:: Task ::
Copy nothing but the text: reproduce each line of the listing exactly and leave the pictures out.
BEGIN
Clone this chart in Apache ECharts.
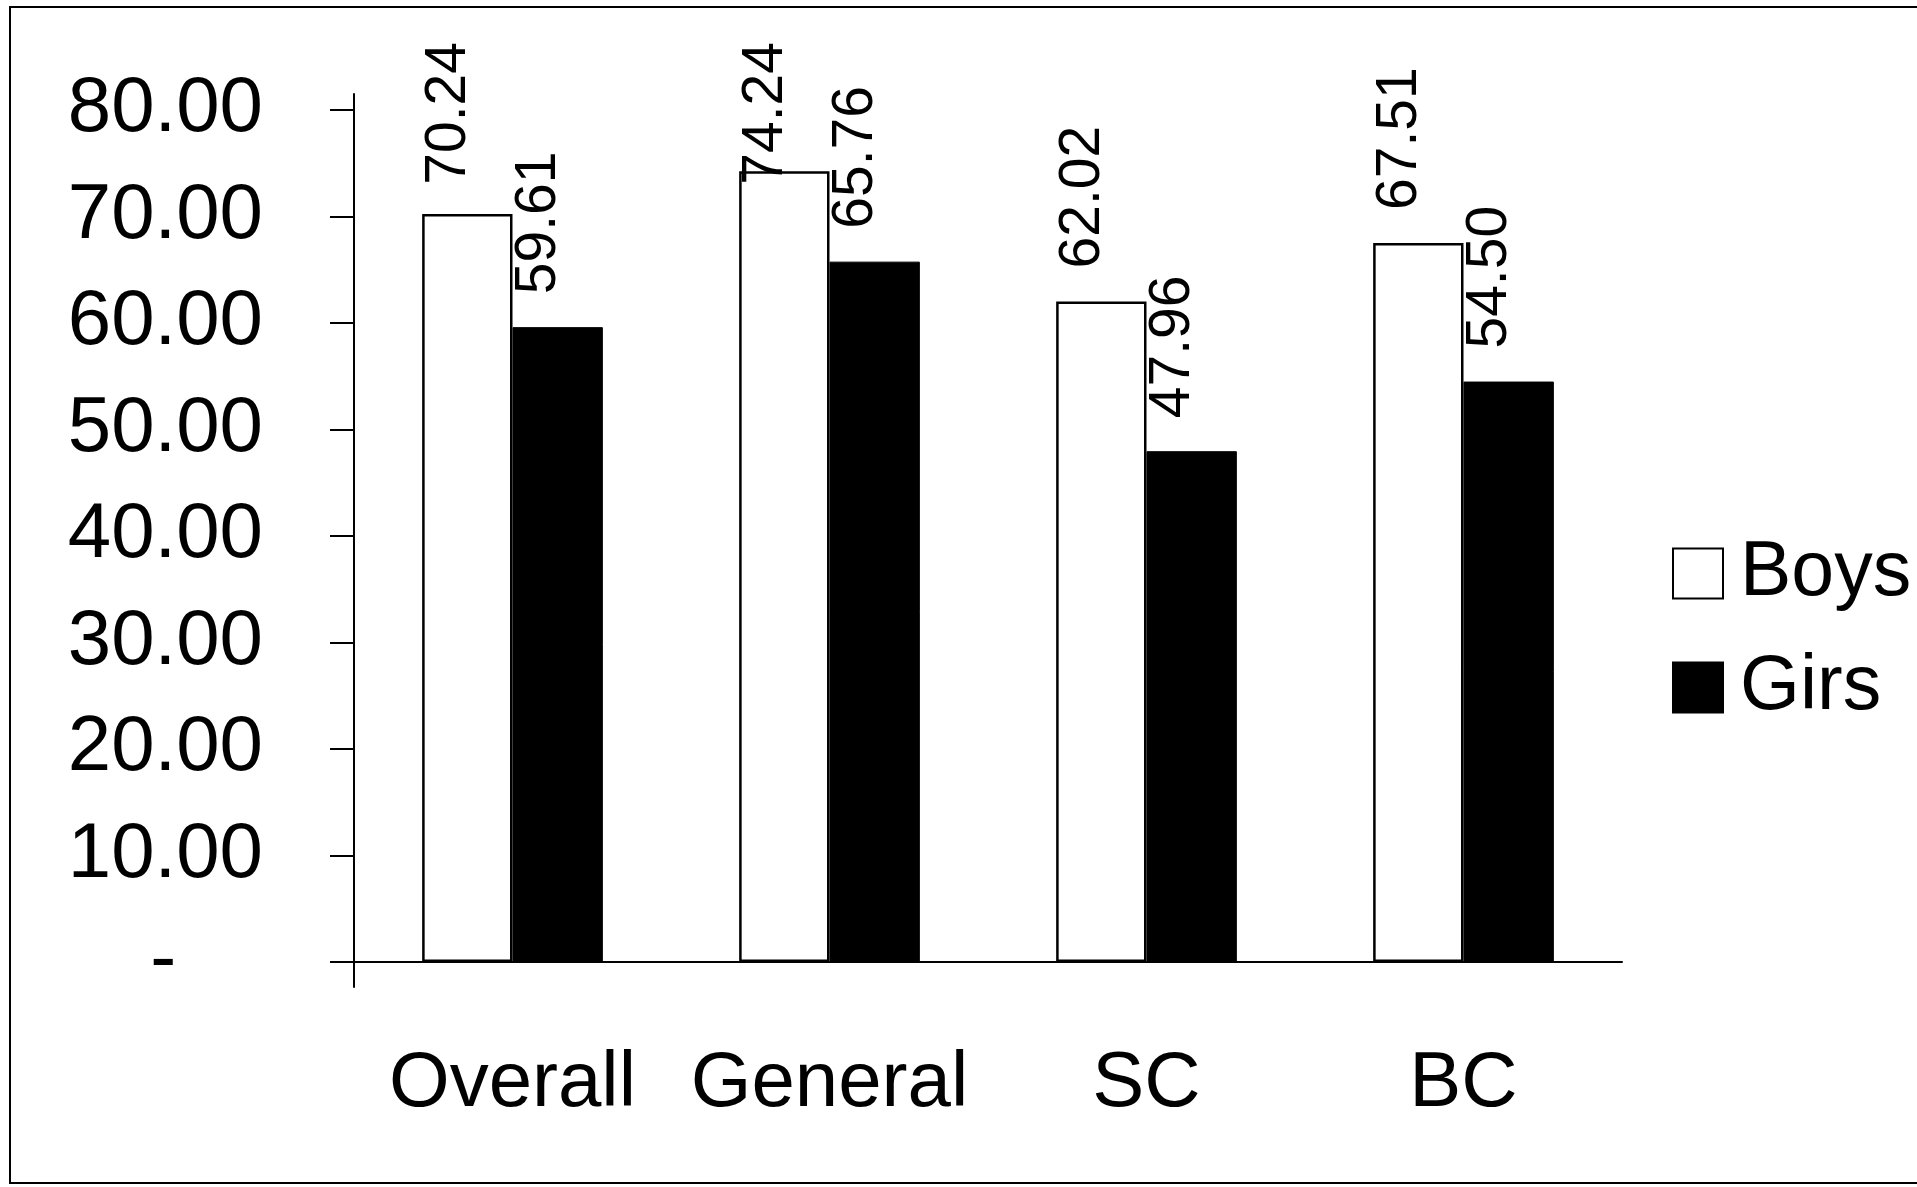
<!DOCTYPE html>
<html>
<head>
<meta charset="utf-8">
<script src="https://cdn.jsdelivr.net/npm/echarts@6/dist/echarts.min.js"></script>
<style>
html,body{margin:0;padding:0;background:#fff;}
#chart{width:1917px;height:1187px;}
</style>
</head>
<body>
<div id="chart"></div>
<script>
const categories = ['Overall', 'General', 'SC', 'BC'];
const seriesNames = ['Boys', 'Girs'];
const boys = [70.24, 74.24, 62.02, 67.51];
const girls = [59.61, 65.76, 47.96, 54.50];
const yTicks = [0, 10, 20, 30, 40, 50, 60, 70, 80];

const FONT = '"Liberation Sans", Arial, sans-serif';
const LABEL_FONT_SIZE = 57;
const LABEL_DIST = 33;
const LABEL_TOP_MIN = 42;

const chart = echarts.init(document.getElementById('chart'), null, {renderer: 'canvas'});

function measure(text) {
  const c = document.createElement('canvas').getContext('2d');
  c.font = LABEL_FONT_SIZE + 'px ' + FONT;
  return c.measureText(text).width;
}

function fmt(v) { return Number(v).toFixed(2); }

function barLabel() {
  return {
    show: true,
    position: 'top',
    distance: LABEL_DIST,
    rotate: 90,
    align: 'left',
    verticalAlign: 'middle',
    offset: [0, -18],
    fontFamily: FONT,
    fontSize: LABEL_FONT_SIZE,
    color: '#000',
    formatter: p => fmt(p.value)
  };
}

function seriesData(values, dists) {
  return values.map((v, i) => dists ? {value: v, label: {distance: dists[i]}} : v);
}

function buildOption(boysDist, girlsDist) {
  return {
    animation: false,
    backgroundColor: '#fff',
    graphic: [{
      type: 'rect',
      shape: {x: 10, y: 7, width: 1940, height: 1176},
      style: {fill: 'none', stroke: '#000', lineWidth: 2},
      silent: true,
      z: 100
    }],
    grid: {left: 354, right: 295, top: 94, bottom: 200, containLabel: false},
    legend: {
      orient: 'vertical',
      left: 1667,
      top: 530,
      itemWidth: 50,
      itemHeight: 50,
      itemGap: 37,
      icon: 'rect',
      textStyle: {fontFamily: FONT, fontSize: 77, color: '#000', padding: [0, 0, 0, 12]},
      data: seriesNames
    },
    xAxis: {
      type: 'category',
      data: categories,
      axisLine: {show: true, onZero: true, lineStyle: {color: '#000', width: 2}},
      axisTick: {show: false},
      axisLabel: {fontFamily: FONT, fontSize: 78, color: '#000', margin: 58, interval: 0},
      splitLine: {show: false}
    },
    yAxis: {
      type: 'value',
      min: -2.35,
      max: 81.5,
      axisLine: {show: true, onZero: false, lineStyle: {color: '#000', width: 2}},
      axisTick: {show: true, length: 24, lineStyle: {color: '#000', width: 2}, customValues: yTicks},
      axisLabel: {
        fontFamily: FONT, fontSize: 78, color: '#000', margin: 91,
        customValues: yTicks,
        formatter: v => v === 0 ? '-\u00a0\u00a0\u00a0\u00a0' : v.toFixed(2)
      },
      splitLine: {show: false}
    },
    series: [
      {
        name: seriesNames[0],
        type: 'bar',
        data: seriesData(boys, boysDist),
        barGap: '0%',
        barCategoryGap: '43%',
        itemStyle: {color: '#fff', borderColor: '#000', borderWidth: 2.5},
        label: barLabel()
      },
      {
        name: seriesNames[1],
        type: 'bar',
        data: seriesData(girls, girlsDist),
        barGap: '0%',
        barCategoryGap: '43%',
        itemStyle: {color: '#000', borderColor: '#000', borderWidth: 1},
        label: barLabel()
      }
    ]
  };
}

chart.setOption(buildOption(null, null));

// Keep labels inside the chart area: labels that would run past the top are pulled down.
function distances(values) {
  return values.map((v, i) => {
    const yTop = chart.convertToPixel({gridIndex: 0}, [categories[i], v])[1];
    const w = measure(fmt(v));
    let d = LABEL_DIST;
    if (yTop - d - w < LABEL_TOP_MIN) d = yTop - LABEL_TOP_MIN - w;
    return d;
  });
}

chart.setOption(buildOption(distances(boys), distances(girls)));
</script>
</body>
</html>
END
:: Complete output ::
Clone this chart in Apache ECharts.
<!DOCTYPE html>
<html>
<head>
<meta charset="utf-8">
<script src="https://cdn.jsdelivr.net/npm/echarts@6/dist/echarts.min.js"></script>
<style>
html,body{margin:0;padding:0;background:#fff;}
#chart{width:1917px;height:1187px;}
</style>
</head>
<body>
<div id="chart"></div>
<script>
const categories = ['Overall', 'General', 'SC', 'BC'];
const seriesNames = ['Boys', 'Girs'];
const boys = [70.24, 74.24, 62.02, 67.51];
const girls = [59.61, 65.76, 47.96, 54.50];
const yTicks = [0, 10, 20, 30, 40, 50, 60, 70, 80];

const FONT = '"Liberation Sans", Arial, sans-serif';
const LABEL_FONT_SIZE = 57;
const LABEL_DIST = 33;
const LABEL_TOP_MIN = 42;

const chart = echarts.init(document.getElementById('chart'), null, {renderer: 'canvas'});

function measure(text) {
  const c = document.createElement('canvas').getContext('2d');
  c.font = LABEL_FONT_SIZE + 'px ' + FONT;
  return c.measureText(text).width;
}

function fmt(v) { return Number(v).toFixed(2); }

function barLabel() {
  return {
    show: true,
    position: 'top',
    distance: LABEL_DIST,
    rotate: 90,
    align: 'left',
    verticalAlign: 'middle',
    offset: [0, -18],
    fontFamily: FONT,
    fontSize: LABEL_FONT_SIZE,
    color: '#000',
    formatter: p => fmt(p.value)
  };
}

function seriesData(values, dists) {
  return values.map((v, i) => dists ? {value: v, label: {distance: dists[i]}} : v);
}

function buildOption(boysDist, girlsDist) {
  return {
    animation: false,
    backgroundColor: '#fff',
    graphic: [{
      type: 'rect',
      shape: {x: 10, y: 7, width: 1940, height: 1176},
      style: {fill: 'none', stroke: '#000', lineWidth: 2},
      silent: true,
      z: 100
    }],
    grid: {left: 354, right: 295, top: 94, bottom: 200, containLabel: false},
    legend: {
      orient: 'vertical',
      left: 1667,
      top: 530,
      itemWidth: 50,
      itemHeight: 50,
      itemGap: 37,
      icon: 'rect',
      textStyle: {fontFamily: FONT, fontSize: 77, color: '#000', padding: [0, 0, 0, 12]},
      data: seriesNames
    },
    xAxis: {
      type: 'category',
      data: categories,
      axisLine: {show: true, onZero: true, lineStyle: {color: '#000', width: 2}},
      axisTick: {show: false},
      axisLabel: {fontFamily: FONT, fontSize: 78, color: '#000', margin: 58, interval: 0},
      splitLine: {show: false}
    },
    yAxis: {
      type: 'value',
      min: -2.35,
      max: 81.5,
      axisLine: {show: true, onZero: false, lineStyle: {color: '#000', width: 2}},
      axisTick: {show: true, length: 24, lineStyle: {color: '#000', width: 2}, customValues: yTicks},
      axisLabel: {
        fontFamily: FONT, fontSize: 78, color: '#000', margin: 91,
        customValues: yTicks,
        formatter: v => v === 0 ? '-\u00a0\u00a0\u00a0\u00a0' : v.toFixed(2)
      },
      splitLine: {show: false}
    },
    series: [
      {
        name: seriesNames[0],
        type: 'bar',
        data: seriesData(boys, boysDist),
        barGap: '0%',
        barCategoryGap: '43%',
        itemStyle: {color: '#fff', borderColor: '#000', borderWidth: 2.5},
        label: barLabel()
      },
      {
        name: seriesNames[1],
        type: 'bar',
        data: seriesData(girls, girlsDist),
        barGap: '0%',
        barCategoryGap: '43%',
        itemStyle: {color: '#000', borderColor: '#000', borderWidth: 1},
        label: barLabel()
      }
    ]
  };
}

chart.setOption(buildOption(null, null));

// Keep labels inside the chart area: labels that would run past the top are pulled down.
function distances(values) {
  return values.map((v, i) => {
    const yTop = chart.convertToPixel({gridIndex: 0}, [categories[i], v])[1];
    const w = measure(fmt(v));
    let d = LABEL_DIST;
    if (yTop - d - w < LABEL_TOP_MIN) d = yTop - LABEL_TOP_MIN - w;
    return d;
  });
}

chart.setOption(buildOption(distances(boys), distances(girls)));
</script>
</body>
</html>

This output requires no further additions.